Quote from the first line below through the line that contains "-0.126, -0.167, 0.052, 0.115, -0.038]", both included, and leave the pictures out.

—————

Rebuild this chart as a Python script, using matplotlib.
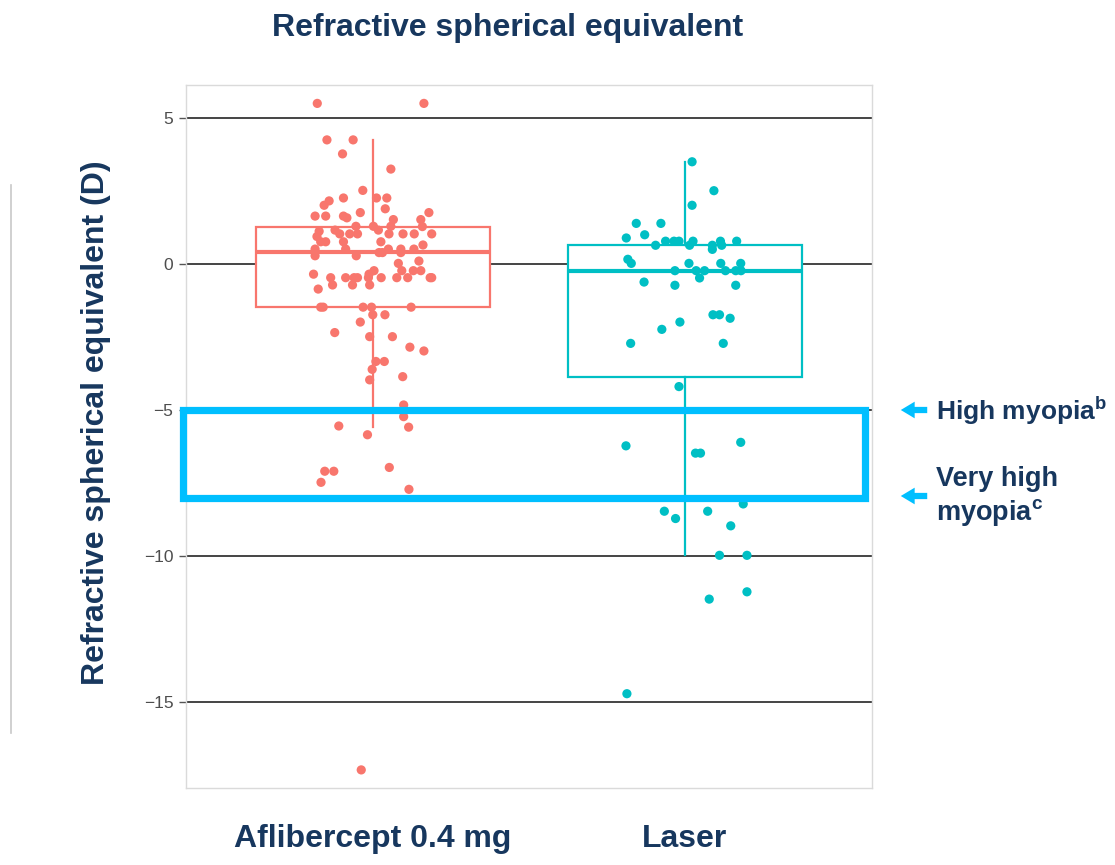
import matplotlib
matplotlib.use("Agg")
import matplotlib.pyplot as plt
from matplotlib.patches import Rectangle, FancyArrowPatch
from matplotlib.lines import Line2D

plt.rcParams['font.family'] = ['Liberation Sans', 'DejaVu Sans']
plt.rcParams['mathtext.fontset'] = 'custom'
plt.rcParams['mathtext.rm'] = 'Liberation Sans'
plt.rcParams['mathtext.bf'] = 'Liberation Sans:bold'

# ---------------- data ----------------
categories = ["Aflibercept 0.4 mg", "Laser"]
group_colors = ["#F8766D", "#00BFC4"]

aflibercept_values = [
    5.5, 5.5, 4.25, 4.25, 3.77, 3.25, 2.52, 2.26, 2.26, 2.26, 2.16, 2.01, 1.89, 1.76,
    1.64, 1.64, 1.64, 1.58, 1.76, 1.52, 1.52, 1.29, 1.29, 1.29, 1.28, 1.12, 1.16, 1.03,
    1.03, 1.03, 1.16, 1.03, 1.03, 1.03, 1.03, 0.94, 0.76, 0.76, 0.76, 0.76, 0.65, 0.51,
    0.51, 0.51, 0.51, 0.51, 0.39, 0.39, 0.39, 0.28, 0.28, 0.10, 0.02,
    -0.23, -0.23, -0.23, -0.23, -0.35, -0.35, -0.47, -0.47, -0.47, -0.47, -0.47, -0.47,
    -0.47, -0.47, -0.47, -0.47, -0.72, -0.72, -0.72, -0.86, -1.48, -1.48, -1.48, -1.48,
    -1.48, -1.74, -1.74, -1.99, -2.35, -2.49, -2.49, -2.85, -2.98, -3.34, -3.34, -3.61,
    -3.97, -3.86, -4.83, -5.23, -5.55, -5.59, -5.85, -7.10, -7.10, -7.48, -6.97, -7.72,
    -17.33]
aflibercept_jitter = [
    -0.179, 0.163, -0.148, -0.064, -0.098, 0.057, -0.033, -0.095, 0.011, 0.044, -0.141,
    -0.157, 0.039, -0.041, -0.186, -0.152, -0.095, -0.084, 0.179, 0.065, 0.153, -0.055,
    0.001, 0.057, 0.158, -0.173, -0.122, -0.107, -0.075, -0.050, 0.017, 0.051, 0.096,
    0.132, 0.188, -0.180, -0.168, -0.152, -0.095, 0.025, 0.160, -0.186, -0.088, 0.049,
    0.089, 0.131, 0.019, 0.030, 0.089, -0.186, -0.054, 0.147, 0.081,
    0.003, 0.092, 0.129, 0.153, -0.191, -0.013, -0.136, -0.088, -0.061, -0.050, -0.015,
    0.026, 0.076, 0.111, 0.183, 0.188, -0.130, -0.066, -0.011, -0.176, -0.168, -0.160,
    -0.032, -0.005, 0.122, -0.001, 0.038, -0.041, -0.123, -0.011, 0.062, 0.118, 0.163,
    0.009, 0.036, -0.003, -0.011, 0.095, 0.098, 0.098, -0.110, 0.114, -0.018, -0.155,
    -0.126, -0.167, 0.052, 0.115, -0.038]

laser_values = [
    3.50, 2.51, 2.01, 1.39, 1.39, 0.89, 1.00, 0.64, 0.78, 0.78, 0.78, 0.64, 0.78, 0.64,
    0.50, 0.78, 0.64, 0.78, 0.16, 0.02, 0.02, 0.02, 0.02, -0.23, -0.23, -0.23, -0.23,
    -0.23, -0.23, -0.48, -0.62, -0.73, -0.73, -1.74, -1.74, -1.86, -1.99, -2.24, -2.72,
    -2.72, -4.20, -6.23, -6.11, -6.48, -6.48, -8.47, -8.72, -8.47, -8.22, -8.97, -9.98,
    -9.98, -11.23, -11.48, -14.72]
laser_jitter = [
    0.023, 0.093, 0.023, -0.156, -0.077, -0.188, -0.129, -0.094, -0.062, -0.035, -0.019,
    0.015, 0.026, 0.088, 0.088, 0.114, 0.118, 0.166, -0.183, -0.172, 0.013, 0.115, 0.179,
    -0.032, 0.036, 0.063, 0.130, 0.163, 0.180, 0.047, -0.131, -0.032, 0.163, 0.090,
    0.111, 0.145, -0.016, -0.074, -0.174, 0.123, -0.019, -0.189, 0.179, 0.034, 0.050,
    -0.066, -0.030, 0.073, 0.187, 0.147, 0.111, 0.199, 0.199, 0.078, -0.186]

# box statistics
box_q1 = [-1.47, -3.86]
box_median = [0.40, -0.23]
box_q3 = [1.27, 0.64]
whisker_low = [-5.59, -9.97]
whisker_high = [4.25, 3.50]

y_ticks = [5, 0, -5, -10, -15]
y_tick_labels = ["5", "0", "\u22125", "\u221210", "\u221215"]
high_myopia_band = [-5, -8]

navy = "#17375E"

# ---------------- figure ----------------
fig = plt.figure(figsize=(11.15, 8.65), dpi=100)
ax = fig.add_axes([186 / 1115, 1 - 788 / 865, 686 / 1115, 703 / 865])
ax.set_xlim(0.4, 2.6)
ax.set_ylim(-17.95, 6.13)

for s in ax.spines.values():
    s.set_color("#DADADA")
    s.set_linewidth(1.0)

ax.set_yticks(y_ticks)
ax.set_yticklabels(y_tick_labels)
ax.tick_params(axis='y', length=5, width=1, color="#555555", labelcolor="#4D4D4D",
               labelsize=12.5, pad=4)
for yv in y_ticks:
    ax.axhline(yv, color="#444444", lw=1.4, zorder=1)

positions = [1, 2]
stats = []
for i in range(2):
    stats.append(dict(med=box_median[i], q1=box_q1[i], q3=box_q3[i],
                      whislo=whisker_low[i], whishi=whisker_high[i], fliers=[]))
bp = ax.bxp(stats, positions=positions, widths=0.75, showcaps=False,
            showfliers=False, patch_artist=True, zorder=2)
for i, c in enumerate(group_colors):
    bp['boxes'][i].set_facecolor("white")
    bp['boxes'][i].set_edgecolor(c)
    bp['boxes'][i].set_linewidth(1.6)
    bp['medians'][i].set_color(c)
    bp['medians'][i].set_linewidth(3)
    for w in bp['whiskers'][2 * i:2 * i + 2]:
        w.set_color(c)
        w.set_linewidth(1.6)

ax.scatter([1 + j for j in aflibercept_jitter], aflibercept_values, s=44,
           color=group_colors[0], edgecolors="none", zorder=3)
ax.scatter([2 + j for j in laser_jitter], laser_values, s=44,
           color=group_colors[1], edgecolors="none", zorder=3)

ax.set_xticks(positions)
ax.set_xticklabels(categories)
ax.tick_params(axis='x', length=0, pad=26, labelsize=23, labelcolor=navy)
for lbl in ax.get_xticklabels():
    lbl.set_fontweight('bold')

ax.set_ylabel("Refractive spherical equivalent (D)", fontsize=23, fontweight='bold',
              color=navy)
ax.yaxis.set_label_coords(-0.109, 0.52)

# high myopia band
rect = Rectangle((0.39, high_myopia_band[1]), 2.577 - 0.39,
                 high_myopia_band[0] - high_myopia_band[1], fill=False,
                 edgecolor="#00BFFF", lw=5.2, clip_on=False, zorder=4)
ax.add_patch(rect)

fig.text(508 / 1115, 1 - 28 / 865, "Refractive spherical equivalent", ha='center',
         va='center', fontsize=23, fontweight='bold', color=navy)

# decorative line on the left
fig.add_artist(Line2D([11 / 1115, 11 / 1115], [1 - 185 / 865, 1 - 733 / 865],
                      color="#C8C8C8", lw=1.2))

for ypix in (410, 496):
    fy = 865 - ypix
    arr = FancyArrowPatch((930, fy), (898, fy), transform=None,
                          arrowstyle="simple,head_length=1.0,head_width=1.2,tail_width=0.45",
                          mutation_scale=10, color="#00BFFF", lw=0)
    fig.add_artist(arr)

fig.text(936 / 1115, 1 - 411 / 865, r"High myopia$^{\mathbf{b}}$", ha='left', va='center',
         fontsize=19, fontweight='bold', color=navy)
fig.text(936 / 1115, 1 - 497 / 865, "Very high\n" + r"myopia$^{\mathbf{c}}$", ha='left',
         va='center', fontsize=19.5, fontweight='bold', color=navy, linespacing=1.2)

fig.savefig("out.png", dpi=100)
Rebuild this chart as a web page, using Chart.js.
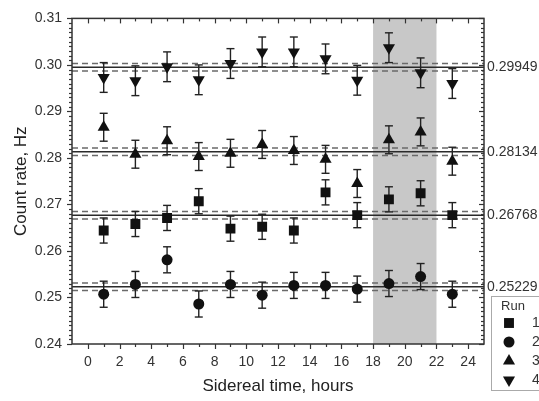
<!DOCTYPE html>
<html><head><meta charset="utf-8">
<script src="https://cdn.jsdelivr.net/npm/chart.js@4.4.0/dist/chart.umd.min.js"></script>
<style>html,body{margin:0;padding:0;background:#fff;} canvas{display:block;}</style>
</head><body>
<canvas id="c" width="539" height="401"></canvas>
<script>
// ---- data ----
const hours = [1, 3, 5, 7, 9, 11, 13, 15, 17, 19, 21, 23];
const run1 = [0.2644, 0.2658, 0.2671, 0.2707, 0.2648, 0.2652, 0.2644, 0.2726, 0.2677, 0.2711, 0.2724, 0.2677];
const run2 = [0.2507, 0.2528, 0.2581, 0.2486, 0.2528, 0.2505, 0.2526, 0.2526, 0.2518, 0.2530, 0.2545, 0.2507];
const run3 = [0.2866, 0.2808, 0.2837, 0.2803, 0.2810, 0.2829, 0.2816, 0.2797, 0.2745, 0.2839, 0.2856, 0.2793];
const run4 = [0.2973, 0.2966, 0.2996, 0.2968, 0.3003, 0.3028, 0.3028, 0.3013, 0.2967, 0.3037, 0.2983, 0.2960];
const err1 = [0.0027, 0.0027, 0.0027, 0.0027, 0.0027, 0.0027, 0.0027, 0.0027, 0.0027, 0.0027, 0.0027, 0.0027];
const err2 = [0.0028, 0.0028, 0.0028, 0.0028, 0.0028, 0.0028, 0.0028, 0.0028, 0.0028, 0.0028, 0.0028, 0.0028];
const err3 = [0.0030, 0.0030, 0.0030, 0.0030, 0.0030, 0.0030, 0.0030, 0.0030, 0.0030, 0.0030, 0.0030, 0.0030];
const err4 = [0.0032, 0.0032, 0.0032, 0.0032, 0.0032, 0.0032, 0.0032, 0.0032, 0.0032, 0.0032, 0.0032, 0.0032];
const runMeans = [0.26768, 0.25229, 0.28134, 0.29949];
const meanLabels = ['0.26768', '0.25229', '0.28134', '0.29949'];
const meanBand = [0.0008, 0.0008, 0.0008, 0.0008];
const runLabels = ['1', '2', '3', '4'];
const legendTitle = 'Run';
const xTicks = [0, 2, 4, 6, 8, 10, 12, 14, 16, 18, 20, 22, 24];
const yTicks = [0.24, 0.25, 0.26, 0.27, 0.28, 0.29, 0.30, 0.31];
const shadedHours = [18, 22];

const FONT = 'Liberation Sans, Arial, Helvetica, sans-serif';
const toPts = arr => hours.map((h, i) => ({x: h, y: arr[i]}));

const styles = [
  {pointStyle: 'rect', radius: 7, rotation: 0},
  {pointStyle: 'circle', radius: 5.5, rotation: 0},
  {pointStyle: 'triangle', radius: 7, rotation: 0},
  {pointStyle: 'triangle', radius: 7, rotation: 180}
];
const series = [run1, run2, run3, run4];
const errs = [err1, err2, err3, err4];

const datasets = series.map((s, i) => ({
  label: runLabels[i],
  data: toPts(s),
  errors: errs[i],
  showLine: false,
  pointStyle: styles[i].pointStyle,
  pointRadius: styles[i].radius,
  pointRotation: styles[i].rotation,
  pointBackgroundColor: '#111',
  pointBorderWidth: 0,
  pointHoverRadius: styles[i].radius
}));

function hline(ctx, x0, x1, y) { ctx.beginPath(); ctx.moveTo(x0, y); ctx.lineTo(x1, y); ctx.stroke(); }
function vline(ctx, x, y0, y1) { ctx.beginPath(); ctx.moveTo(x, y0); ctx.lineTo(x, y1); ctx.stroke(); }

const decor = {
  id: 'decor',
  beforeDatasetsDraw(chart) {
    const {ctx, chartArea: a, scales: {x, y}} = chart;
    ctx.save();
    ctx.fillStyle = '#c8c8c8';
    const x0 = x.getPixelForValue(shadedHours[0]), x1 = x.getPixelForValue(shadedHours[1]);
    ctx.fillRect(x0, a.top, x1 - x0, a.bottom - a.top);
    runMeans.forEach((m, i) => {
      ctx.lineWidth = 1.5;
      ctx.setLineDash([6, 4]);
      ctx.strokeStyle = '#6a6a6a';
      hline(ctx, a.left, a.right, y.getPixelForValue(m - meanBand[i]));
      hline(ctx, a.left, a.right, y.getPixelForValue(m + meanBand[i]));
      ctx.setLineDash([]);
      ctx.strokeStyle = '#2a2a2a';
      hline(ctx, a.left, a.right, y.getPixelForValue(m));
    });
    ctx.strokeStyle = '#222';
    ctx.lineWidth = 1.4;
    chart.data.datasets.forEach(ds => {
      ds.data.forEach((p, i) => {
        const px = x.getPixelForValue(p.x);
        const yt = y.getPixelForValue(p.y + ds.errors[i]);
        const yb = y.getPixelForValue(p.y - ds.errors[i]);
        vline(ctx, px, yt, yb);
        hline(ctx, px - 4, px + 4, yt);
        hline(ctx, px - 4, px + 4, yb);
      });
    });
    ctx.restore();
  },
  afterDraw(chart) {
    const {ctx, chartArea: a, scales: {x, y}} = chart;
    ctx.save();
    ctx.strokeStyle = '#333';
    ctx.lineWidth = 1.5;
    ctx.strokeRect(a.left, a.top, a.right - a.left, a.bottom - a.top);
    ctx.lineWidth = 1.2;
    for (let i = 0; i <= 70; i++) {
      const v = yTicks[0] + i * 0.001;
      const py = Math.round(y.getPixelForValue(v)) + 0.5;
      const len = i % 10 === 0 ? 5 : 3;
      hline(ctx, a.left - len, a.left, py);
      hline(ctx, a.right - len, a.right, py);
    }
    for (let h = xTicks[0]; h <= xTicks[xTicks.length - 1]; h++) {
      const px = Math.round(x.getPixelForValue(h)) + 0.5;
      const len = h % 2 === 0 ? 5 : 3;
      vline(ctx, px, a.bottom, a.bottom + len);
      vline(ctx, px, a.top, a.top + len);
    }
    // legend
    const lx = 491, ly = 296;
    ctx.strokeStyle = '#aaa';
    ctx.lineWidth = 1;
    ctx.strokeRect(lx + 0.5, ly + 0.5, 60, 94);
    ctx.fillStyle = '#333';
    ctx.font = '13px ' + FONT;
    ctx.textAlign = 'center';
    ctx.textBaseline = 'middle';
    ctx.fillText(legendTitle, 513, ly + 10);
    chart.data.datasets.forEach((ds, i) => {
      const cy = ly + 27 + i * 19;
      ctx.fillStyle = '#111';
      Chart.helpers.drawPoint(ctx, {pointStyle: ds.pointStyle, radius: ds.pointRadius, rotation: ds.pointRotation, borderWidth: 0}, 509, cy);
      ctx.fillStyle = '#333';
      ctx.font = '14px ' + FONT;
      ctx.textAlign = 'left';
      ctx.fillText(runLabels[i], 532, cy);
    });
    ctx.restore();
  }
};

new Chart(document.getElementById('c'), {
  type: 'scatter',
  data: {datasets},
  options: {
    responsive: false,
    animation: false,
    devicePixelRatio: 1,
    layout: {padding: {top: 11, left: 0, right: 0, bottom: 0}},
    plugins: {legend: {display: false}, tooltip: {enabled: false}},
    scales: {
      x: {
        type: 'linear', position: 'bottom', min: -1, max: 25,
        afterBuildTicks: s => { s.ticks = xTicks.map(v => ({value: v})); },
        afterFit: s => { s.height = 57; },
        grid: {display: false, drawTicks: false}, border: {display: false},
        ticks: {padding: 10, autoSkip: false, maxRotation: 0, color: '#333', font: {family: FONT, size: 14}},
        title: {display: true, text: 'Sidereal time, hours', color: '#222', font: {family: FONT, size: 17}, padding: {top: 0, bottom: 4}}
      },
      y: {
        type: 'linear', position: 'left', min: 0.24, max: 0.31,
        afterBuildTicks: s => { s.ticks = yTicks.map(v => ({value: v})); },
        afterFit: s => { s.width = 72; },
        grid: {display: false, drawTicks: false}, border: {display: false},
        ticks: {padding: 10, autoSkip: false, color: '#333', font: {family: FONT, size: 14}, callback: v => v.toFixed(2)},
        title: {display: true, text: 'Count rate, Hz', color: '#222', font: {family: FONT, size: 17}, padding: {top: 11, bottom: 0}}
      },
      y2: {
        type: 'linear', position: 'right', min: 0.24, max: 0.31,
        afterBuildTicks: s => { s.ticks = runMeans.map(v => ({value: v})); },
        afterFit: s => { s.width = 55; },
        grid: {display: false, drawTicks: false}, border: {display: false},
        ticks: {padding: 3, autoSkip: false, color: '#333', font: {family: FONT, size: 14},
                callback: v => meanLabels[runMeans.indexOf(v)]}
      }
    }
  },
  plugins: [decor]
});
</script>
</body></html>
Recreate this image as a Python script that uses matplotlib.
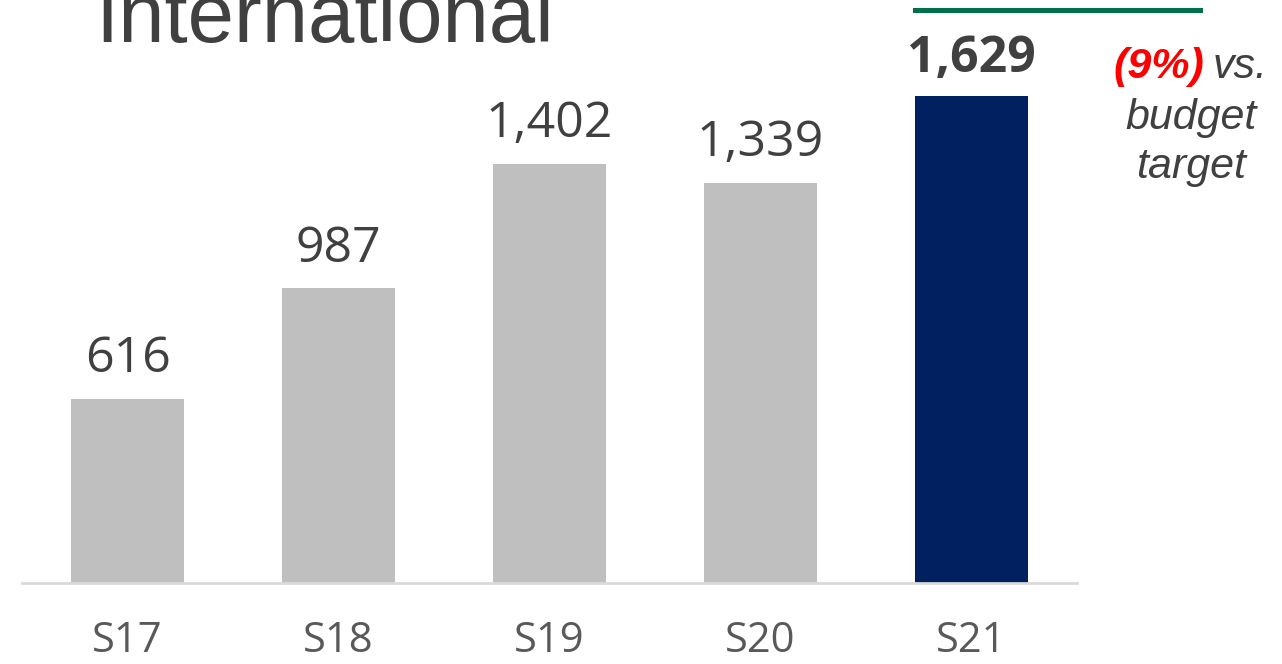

—————

# Output below
Rebuild this chart as a Python script, using matplotlib.
import matplotlib
matplotlib.use("Agg")
import matplotlib.pyplot as plt
from matplotlib.patches import Rectangle, FancyArrowPatch
from matplotlib.lines import Line2D

plt.rcParams['font.family'] = ['Liberation Sans', 'DejaVu Sans']
plt.rcParams['mathtext.fontset'] = 'custom'
plt.rcParams['mathtext.rm'] = 'Liberation Sans'
plt.rcParams['mathtext.bf'] = 'Liberation Sans:bold'

# ---------------- data ----------------
categories = ["Aflibercept 0.4 mg", "Laser"]
group_colors = ["#F8766D", "#00BFC4"]

aflibercept_values = [
    5.5, 5.5, 4.25, 4.25, 3.77, 3.25, 2.52, 2.26, 2.26, 2.26, 2.16, 2.01, 1.89, 1.76,
    1.64, 1.64, 1.64, 1.58, 1.76, 1.52, 1.52, 1.29, 1.29, 1.29, 1.28, 1.12, 1.16, 1.03,
    1.03, 1.03, 1.16, 1.03, 1.03, 1.03, 1.03, 0.94, 0.76, 0.76, 0.76, 0.76, 0.65, 0.51,
    0.51, 0.51, 0.51, 0.51, 0.39, 0.39, 0.39, 0.28, 0.28, 0.10, 0.02,
    -0.23, -0.23, -0.23, -0.23, -0.35, -0.35, -0.47, -0.47, -0.47, -0.47, -0.47, -0.47,
    -0.47, -0.47, -0.47, -0.47, -0.72, -0.72, -0.72, -0.86, -1.48, -1.48, -1.48, -1.48,
    -1.48, -1.74, -1.74, -1.99, -2.35, -2.49, -2.49, -2.85, -2.98, -3.34, -3.34, -3.61,
    -3.97, -3.86, -4.83, -5.23, -5.55, -5.59, -5.85, -7.10, -7.10, -7.48, -6.97, -7.72,
    -17.33]
aflibercept_jitter = [
    -0.179, 0.163, -0.148, -0.064, -0.098, 0.057, -0.033, -0.095, 0.011, 0.044, -0.141,
    -0.157, 0.039, -0.041, -0.186, -0.152, -0.095, -0.084, 0.179, 0.065, 0.153, -0.055,
    0.001, 0.057, 0.158, -0.173, -0.122, -0.107, -0.075, -0.050, 0.017, 0.051, 0.096,
    0.132, 0.188, -0.180, -0.168, -0.152, -0.095, 0.025, 0.160, -0.186, -0.088, 0.049,
    0.089, 0.131, 0.019, 0.030, 0.089, -0.186, -0.054, 0.147, 0.081,
    0.003, 0.092, 0.129, 0.153, -0.191, -0.013, -0.136, -0.088, -0.061, -0.050, -0.015,
    0.026, 0.076, 0.111, 0.183, 0.188, -0.130, -0.066, -0.011, -0.176, -0.168, -0.160,
    -0.032, -0.005, 0.122, -0.001, 0.038, -0.041, -0.123, -0.011, 0.062, 0.118, 0.163,
    0.009, 0.036, -0.003, -0.011, 0.095, 0.098, 0.098, -0.110, 0.114, -0.018, -0.155,
    -0.126, -0.167, 0.052, 0.115, -0.038]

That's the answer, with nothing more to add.